Indecipherable Writings
The problem is compounded exponentially by law students' encounter with other legal writing leases, contracts, pleadings some hardly changed from Norman times. Of course, there is also the red meat of the law, statutes. For sheer unfathomability, statutes are probably the champions. An Ohio example:
"Subject to division (B)(4) of this section, if, within six years of the offense, the offender has been convicted of or pleaded guilty to one violation of division (A) or (B) of section 4511.19 of the Revised Code, a municipal ordinance relating to operating a vehicle while under the influence of alcohol, a drug of abuse, or alcohol and a drug of abuse, a municipal ordinance relating to operating a motor vehicle with a prohibited concentration of alcohol in the blood, breath, or urine, section 2903.04 of the Revised Code in a case in which the offender was subject to the sanctions described in division (D) of that section, section 2903.06 or 2903.08 of the Revised Code, former section 2903.07 of the Revised Code, or a municipal ordinance that is substantially similar to former section 2903.07 of the Revised Code in a case in which the jury or judge found that the offender was under the influence of alcohol, a drug of abuse, or alcohol and a drug of abuse, or a statute of the United States or of any other state or a municipal ordinance of a municipal corporation located in any other state that is substantially similar to division (A) or (B) of section 4511.19 of the Revised Code, the judge shall suspend the offender's driver's or commercial driver's license or permit or nonresident operating privilege for not less than one year nor more than five years."

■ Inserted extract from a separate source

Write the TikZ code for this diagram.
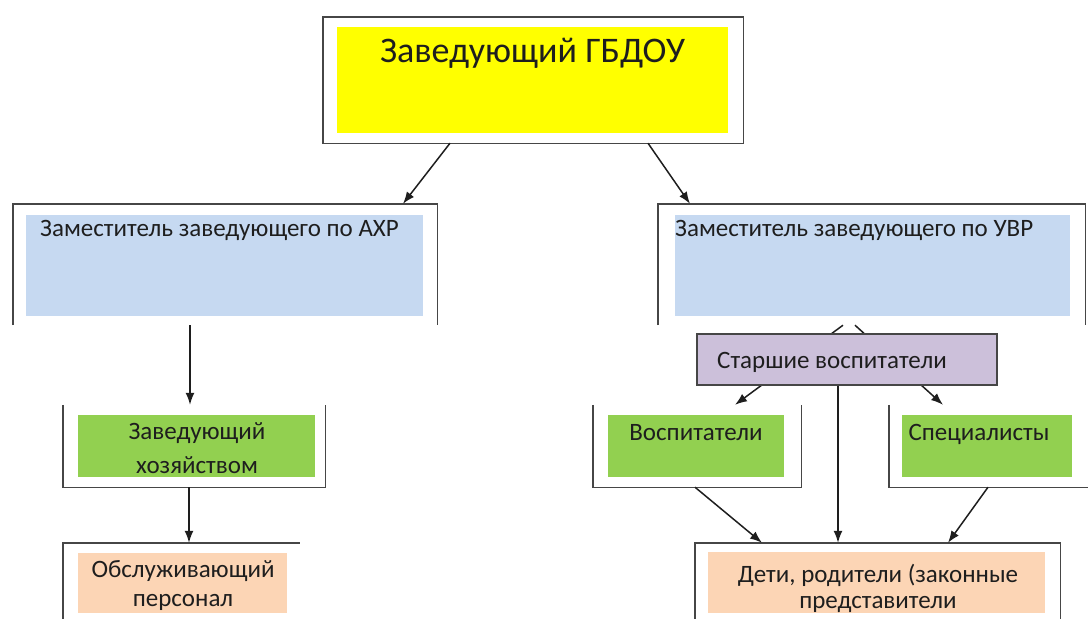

Again, just an average example of drafting clarity. As we will see in later columns, a 239-word sentence is unreadable, which should come as no news.
If the exposure to indecipherable writing in law school weren't bad enough, then the young lawyer ventures forth into the "real world" of law practice. I once made the mistake of teaching legal drafting, and one of my students took what I said to heart. She was working part-time for a big firm. She wrote a memorandum for a senior partner. It was returned with "make it more lawyerlike," i.e., more unreadable.
Old ideas die hard. Legal writing has been bad for a long time. For an entertaining and educational explanation, read Peter Tiersma's book, Legal Language, which give a fascinating history of how we got to the present state.
As lawyers, what we do most is write. Lincoln said that lawyers' time and advice are our stock in trade, but we express the advice in words. And we use our time in drafting, in communicating mostly by the written word. Sometimes, though, we fail to remember that the first object of writing is to communicate.
Writing is a skill that can be learned not that any of us necessarily can learn to be a Cardozo or a Holmes but we can substantially improve our communication by learning a few skills, a few tricks, and unlearning some "rules" that get in the way of good writing.